Efficiency comparison sounds not that reliable to me. Even baselines with LLM API calls have a fluctuation in inference time depending on network latency; it would be meaningful to compare the wall-clock running time/cost among baselines and the proposed methods under stable network conditions.
detailed explanations of the usage of GPT-4 for the skill library and the examples/format of /environment feedback' and 'the last skill position coordinate inventory list' are not provided. I believe the design choice of this structure also affects the model performance; the authors should provide detailed information in the appendix.

问题

Please see the weakness.

审稿意见

评分: 5置信度: 32024-11-05

This work introduces the Large Auto-Regressive Model (LARM) for long-horizon tasks, focusing on the Minecraft environment. LARM is built upon various existing techniques, including GPT-4, LoRA, and Q-Former. Given a specific target task, LARM takes multi-view images along with the corresponding task text as input to predict the next action. The predicted skill token is then used to match an existing skill set generated by GPT-4, allowing for selecting the optimal skill. The authors claim this approach is efficient as it predicts the next action directly.
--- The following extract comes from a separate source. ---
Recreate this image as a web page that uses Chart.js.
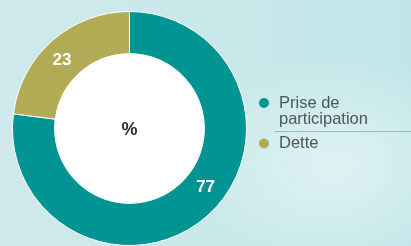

Additionally, to train LARM, the work introduces a data format known as ARNTS to manage sequential chains. Experimental results indicate that LARM outperforms existing reinforcement learning-based methods.

优点

The work is well-organized and includes numerous details that help readers understand the LARM process.
Besides LARM, the work defines a dataset for training the model, enabling LARM to learn sequential actions effectively.
A demonstration of LARM is also provided.

缺点

The method relies heavily on existing techniques, which undermines the novelty of the work.
The tasks in the experiments are not particularly challenging, raising concerns about the generalizability of LARM.
The formulation of LARM is relatively simple and closely resembles imitation learning. Aside from reinforcement learning methods, are there any imitation learning-based baselines to compare with LARM?
Furthermore, have the baselines in Tables 1 and 2 been fine-tuned with the same data as LARM?

问题

Please see weaknesses.

撤稿通知

2024-11-18

I have read and agree with the venue's withdrawal policy on behalf of myself and my co-authors.